***** INFORMATION SHOWN

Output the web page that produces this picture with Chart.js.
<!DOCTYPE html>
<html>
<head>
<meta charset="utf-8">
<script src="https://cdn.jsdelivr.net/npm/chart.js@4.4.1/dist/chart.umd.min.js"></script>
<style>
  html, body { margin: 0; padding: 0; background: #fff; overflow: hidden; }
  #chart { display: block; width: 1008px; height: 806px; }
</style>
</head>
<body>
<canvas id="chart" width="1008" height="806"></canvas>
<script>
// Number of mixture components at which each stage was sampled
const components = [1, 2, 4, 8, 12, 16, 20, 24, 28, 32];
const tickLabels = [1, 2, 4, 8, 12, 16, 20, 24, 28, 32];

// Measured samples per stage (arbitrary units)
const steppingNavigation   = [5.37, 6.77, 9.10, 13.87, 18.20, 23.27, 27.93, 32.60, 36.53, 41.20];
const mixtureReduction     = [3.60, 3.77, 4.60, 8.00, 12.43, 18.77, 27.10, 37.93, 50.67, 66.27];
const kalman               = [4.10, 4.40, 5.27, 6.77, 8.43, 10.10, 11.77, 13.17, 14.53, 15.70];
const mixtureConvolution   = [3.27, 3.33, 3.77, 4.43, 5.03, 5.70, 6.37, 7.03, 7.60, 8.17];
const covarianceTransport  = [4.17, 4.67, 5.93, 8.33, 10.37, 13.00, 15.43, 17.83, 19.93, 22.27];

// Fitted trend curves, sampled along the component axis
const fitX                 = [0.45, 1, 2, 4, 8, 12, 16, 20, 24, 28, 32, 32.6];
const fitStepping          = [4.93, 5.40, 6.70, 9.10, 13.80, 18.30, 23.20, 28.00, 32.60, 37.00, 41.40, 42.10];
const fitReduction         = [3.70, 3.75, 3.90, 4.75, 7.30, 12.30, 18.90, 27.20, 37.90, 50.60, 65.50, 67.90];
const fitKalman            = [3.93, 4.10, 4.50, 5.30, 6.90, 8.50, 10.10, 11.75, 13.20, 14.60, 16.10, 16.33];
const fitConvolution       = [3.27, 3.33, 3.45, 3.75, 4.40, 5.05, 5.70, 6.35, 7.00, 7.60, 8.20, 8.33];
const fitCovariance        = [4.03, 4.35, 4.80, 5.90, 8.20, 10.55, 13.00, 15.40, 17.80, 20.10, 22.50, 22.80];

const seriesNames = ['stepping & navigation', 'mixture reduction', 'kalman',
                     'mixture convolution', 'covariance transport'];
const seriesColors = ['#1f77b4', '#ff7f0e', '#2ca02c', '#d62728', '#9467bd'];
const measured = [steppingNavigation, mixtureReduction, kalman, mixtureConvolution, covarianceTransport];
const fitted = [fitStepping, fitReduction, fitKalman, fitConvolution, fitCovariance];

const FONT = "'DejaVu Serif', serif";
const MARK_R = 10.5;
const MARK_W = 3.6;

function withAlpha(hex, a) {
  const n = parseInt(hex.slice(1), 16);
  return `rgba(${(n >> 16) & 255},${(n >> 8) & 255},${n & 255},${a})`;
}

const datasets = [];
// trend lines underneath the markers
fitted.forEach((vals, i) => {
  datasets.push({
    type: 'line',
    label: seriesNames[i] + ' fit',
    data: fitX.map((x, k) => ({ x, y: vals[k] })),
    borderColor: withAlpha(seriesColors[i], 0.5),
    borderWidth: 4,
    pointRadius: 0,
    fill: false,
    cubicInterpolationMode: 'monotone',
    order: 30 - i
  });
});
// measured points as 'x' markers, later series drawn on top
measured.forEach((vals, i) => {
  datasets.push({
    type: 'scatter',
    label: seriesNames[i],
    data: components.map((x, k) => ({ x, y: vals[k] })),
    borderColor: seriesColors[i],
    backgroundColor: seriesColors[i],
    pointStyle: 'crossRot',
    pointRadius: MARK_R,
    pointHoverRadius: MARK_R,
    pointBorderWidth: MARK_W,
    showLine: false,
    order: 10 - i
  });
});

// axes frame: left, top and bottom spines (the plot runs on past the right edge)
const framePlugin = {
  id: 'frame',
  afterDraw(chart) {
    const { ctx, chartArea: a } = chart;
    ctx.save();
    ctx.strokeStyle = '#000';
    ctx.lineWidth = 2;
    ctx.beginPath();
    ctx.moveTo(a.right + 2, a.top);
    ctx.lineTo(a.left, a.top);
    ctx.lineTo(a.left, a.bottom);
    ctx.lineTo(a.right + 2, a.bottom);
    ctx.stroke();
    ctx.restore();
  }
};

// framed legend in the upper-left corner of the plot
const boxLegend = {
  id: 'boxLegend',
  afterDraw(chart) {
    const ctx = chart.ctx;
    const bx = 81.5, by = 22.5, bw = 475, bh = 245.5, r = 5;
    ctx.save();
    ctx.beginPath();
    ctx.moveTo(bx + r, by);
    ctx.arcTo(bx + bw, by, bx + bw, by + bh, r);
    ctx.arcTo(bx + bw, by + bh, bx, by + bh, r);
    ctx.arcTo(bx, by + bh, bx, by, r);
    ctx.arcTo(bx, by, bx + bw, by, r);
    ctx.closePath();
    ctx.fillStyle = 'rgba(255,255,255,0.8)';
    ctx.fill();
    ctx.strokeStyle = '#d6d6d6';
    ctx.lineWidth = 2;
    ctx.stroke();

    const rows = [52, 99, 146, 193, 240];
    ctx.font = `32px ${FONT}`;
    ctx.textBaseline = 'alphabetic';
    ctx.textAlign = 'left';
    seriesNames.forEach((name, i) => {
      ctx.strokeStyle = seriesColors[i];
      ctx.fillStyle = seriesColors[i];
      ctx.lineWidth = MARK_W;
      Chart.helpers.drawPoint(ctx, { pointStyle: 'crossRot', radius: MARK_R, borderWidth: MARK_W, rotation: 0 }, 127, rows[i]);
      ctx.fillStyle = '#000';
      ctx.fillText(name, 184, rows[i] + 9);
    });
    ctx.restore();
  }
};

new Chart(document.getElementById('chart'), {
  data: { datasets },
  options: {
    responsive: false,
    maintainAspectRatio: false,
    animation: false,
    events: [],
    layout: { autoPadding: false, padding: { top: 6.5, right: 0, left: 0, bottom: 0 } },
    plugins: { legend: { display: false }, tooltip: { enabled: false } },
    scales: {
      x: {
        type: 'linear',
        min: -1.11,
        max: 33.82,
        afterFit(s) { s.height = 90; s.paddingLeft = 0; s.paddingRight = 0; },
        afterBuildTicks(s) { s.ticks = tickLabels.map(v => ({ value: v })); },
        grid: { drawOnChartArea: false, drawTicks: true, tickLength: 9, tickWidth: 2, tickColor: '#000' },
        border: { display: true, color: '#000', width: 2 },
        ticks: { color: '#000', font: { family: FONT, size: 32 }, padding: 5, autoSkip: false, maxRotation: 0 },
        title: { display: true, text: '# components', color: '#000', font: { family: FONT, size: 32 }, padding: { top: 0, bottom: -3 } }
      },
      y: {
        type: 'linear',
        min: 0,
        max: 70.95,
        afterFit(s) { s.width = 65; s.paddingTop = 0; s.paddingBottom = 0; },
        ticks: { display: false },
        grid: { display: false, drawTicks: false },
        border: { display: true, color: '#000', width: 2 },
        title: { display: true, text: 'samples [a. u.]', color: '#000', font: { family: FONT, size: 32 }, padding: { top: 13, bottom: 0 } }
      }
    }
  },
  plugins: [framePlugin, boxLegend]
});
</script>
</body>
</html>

**********

INSTRUCTION: Extract all lines as given.

FULL ANSWER:
Output the web page that produces this picture with Chart.js.
<!DOCTYPE html>
<html>
<head>
<meta charset="utf-8">
<script src="https://cdn.jsdelivr.net/npm/chart.js@4.4.1/dist/chart.umd.min.js"></script>
<style>
  html, body { margin: 0; padding: 0; background: #fff; overflow: hidden; }
  #chart { display: block; width: 1008px; height: 806px; }
</style>
</head>
<body>
<canvas id="chart" width="1008" height="806"></canvas>
<script>
// Number of mixture components at which each stage was sampled
const components = [1, 2, 4, 8, 12, 16, 20, 24, 28, 32];
const tickLabels = [1, 2, 4, 8, 12, 16, 20, 24, 28, 32];

// Measured samples per stage (arbitrary units)
const steppingNavigation   = [5.37, 6.77, 9.10, 13.87, 18.20, 23.27, 27.93, 32.60, 36.53, 41.20];
const mixtureReduction     = [3.60, 3.77, 4.60, 8.00, 12.43, 18.77, 27.10, 37.93, 50.67, 66.27];
const kalman               = [4.10, 4.40, 5.27, 6.77, 8.43, 10.10, 11.77, 13.17, 14.53, 15.70];
const mixtureConvolution   = [3.27, 3.33, 3.77, 4.43, 5.03, 5.70, 6.37, 7.03, 7.60, 8.17];
const covarianceTransport  = [4.17, 4.67, 5.93, 8.33, 10.37, 13.00, 15.43, 17.83, 19.93, 22.27];

// Fitted trend curves, sampled along the component axis
const fitX                 = [0.45, 1, 2, 4, 8, 12, 16, 20, 24, 28, 32, 32.6];
const fitStepping          = [4.93, 5.40, 6.70, 9.10, 13.80, 18.30, 23.20, 28.00, 32.60, 37.00, 41.40, 42.10];
const fitReduction         = [3.70, 3.75, 3.90, 4.75, 7.30, 12.30, 18.90, 27.20, 37.90, 50.60, 65.50, 67.90];
const fitKalman            = [3.93, 4.10, 4.50, 5.30, 6.90, 8.50, 10.10, 11.75, 13.20, 14.60, 16.10, 16.33];
const fitConvolution       = [3.27, 3.33, 3.45, 3.75, 4.40, 5.05, 5.70, 6.35, 7.00, 7.60, 8.20, 8.33];
const fitCovariance        = [4.03, 4.35, 4.80, 5.90, 8.20, 10.55, 13.00, 15.40, 17.80, 20.10, 22.50, 22.80];

const seriesNames = ['stepping & navigation', 'mixture reduction', 'kalman',
                     'mixture convolution', 'covariance transport'];
const seriesColors = ['#1f77b4', '#ff7f0e', '#2ca02c', '#d62728', '#9467bd'];
const measured = [steppingNavigation, mixtureReduction, kalman, mixtureConvolution, covarianceTransport];
const fitted = [fitStepping, fitReduction, fitKalman, fitConvolution, fitCovariance];

const FONT = "'DejaVu Serif', serif";
const MARK_R = 10.5;
const MARK_W = 3.6;

function withAlpha(hex, a) {
  const n = parseInt(hex.slice(1), 16);
  return `rgba(${(n >> 16) & 255},${(n >> 8) & 255},${n & 255},${a})`;
}

const datasets = [];
// trend lines underneath the markers
fitted.forEach((vals, i) => {
  datasets.push({
    type: 'line',
    label: seriesNames[i] + ' fit',
    data: fitX.map((x, k) => ({ x, y: vals[k] })),
    borderColor: withAlpha(seriesColors[i], 0.5),
    borderWidth: 4,
    pointRadius: 0,
    fill: false,
    cubicInterpolationMode: 'monotone',
    order: 30 - i
  });
});
// measured points as 'x' markers, later series drawn on top
measured.forEach((vals, i) => {
  datasets.push({
    type: 'scatter',
    label: seriesNames[i],
    data: components.map((x, k) => ({ x, y: vals[k] })),
    borderColor: seriesColors[i],
    backgroundColor: seriesColors[i],
    pointStyle: 'crossRot',
    pointRadius: MARK_R,
    pointHoverRadius: MARK_R,
    pointBorderWidth: MARK_W,
    showLine: false,
    order: 10 - i
  });
});

// axes frame: left, top and bottom spines (the plot runs on past the right edge)
const framePlugin = {
  id: 'frame',
  afterDraw(chart) {
    const { ctx, chartArea: a } = chart;
    ctx.save();
    ctx.strokeStyle = '#000';
    ctx.lineWidth = 2;
    ctx.beginPath();
    ctx.moveTo(a.right + 2, a.top);
    ctx.lineTo(a.left, a.top);
    ctx.lineTo(a.left, a.bottom);
    ctx.lineTo(a.right + 2, a.bottom);
    ctx.stroke();
    ctx.restore();
  }
};

// framed legend in the upper-left corner of the plot
const boxLegend = {
  id: 'boxLegend',
  afterDraw(chart) {
    const ctx = chart.ctx;
    const bx = 81.5, by = 22.5, bw = 475, bh = 245.5, r = 5;
    ctx.save();
    ctx.beginPath();
    ctx.moveTo(bx + r, by);
    ctx.arcTo(bx + bw, by, bx + bw, by + bh, r);
    ctx.arcTo(bx + bw, by + bh, bx, by + bh, r);
    ctx.arcTo(bx, by + bh, bx, by, r);
    ctx.arcTo(bx, by, bx + bw, by, r);
    ctx.closePath();
    ctx.fillStyle = 'rgba(255,255,255,0.8)';
    ctx.fill();
    ctx.strokeStyle = '#d6d6d6';
    ctx.lineWidth = 2;
    ctx.stroke();

    const rows = [52, 99, 146, 193, 240];
    ctx.font = `32px ${FONT}`;
    ctx.textBaseline = 'alphabetic';
    ctx.textAlign = 'left';
    seriesNames.forEach((name, i) => {
      ctx.strokeStyle = seriesColors[i];
      ctx.fillStyle = seriesColors[i];
      ctx.lineWidth = MARK_W;
      Chart.helpers.drawPoint(ctx, { pointStyle: 'crossRot', radius: MARK_R, borderWidth: MARK_W, rotation: 0 }, 127, rows[i]);
      ctx.fillStyle = '#000';
      ctx.fillText(name, 184, rows[i] + 9);
    });
    ctx.restore();
  }
};

new Chart(document.getElementById('chart'), {
  data: { datasets },
  options: {
    responsive: false,
    maintainAspectRatio: false,
    animation: false,
    events: [],
    layout: { autoPadding: false, padding: { top: 6.5, right: 0, left: 0, bottom: 0 } },
    plugins: { legend: { display: false }, tooltip: { enabled: false } },
    scales: {
      x: {
        type: 'linear',
        min: -1.11,
        max: 33.82,
        afterFit(s) { s.height = 90; s.paddingLeft = 0; s.paddingRight = 0; },
        afterBuildTicks(s) { s.ticks = tickLabels.map(v => ({ value: v })); },
        grid: { drawOnChartArea: false, drawTicks: true, tickLength: 9, tickWidth: 2, tickColor: '#000' },
        border: { display: true, color: '#000', width: 2 },
        ticks: { color: '#000', font: { family: FONT, size: 32 }, padding: 5, autoSkip: false, maxRotation: 0 },
        title: { display: true, text: '# components', color: '#000', font: { family: FONT, size: 32 }, padding: { top: 0, bottom: -3 } }
      },
      y: {
        type: 'linear',
        min: 0,
        max: 70.95,
        afterFit(s) { s.width = 65; s.paddingTop = 0; s.paddingBottom = 0; },
        ticks: { display: false },
        grid: { display: false, drawTicks: false },
        border: { display: true, color: '#000', width: 2 },
        title: { display: true, text: 'samples [a. u.]', color: '#000', font: { family: FONT, size: 32 }, padding: { top: 13, bottom: 0 } }
      }
    }
  },
  plugins: [framePlugin, boxLegend]
});
</script>
</body>
</html>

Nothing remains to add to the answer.